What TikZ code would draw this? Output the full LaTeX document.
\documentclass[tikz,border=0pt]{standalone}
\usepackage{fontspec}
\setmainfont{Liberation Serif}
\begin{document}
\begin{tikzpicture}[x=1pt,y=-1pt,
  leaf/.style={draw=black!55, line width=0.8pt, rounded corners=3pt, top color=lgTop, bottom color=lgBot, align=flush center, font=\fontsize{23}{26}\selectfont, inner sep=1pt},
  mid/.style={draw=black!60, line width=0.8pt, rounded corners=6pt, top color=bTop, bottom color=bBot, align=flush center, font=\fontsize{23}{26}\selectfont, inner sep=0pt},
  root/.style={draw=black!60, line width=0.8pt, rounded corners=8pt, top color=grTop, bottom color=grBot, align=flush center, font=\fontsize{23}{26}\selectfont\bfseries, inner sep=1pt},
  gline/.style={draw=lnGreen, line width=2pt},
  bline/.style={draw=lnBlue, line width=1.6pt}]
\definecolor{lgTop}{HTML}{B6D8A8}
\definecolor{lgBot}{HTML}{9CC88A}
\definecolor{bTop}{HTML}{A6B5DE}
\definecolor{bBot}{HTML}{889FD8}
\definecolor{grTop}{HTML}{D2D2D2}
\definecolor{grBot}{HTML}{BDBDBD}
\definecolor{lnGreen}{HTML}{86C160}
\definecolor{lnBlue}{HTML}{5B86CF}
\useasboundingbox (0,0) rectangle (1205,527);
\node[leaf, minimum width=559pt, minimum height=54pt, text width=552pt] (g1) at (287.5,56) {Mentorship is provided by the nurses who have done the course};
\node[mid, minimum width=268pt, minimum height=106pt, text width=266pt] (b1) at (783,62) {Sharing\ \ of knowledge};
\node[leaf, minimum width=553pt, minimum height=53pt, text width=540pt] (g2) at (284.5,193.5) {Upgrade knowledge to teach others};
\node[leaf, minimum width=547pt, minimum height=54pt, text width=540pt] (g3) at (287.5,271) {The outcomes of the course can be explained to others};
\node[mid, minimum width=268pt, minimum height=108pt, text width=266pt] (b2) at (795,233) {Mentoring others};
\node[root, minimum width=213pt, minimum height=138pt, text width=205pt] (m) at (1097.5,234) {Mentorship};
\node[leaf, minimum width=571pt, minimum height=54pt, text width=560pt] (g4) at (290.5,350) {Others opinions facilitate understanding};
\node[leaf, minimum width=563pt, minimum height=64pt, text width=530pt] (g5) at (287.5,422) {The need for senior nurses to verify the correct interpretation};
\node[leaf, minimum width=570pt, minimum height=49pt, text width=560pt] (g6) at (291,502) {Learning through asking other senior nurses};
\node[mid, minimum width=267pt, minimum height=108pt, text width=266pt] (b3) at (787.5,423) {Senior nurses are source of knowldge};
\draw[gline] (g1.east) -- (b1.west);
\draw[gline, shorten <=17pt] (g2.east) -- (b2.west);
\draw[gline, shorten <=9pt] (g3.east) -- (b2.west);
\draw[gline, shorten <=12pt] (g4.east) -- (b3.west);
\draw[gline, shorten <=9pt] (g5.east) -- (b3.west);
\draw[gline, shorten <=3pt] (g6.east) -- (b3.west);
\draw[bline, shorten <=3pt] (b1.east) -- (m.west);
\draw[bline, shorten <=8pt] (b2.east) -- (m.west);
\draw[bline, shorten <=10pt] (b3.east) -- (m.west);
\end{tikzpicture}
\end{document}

══════

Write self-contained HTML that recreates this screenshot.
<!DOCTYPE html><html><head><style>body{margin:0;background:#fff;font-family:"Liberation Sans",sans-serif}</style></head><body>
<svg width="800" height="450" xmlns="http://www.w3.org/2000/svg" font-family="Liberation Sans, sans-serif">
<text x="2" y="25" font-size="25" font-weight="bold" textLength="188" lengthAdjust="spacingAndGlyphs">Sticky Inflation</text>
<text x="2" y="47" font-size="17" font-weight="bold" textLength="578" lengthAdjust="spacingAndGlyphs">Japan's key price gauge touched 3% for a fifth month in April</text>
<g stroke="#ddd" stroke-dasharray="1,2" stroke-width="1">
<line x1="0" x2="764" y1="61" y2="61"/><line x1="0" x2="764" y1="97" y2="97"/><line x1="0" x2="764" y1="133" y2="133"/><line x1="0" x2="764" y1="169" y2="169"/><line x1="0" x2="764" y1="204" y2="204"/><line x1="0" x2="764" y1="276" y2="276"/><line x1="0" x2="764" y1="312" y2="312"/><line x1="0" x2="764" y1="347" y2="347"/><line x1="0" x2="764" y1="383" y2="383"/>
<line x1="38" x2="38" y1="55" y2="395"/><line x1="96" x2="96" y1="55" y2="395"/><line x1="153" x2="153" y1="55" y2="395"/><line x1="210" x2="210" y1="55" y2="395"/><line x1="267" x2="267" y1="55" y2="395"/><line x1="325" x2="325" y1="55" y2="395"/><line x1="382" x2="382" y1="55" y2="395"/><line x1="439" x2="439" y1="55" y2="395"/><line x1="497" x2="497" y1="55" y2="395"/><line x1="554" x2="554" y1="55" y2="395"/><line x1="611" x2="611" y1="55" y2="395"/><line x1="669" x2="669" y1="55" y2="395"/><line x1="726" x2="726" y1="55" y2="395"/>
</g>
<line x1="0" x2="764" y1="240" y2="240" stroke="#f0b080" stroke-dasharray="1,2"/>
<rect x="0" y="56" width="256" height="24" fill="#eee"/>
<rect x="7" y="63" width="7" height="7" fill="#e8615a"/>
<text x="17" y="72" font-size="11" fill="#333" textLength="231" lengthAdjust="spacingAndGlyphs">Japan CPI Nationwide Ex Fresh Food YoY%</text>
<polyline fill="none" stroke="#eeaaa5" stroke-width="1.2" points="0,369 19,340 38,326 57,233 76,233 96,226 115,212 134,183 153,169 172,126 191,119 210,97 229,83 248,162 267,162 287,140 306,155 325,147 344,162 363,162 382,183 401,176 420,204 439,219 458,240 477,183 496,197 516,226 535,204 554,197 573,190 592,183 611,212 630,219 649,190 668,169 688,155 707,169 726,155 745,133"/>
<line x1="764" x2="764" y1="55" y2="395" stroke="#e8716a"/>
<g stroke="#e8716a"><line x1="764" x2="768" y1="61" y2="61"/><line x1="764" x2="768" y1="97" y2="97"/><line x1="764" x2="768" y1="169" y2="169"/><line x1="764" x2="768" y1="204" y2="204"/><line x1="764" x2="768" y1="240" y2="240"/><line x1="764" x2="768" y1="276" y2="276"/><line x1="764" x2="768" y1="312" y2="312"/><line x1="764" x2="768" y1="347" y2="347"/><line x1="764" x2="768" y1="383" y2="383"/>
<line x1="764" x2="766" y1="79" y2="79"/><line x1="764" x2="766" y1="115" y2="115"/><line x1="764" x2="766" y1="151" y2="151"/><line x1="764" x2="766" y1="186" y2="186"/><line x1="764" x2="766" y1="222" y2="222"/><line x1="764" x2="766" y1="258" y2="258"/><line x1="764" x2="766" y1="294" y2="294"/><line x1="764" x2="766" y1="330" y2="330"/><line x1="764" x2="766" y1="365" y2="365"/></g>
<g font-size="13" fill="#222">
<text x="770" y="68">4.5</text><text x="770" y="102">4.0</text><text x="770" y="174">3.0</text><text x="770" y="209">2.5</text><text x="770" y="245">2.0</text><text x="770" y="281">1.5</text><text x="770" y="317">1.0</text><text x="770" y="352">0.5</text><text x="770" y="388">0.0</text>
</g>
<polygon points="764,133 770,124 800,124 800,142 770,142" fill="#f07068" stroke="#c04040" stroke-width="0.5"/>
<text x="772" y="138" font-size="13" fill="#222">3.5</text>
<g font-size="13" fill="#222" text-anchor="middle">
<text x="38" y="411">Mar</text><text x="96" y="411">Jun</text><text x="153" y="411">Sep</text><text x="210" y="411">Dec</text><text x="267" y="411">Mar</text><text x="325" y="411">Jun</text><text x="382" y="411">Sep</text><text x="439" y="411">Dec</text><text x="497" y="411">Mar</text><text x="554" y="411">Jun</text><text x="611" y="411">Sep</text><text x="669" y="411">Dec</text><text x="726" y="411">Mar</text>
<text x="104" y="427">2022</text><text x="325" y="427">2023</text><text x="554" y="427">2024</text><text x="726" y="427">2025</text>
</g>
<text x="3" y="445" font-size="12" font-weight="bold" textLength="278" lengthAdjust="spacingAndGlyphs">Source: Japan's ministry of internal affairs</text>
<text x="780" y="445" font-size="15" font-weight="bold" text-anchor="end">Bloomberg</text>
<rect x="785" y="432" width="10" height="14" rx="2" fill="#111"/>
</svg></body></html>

══════

What you need to do
In the material above, find the lines that contain "this" and show them.

Completed task
What TikZ code would draw this? Output the full LaTeX document.
Write self-contained HTML that recreates this screenshot.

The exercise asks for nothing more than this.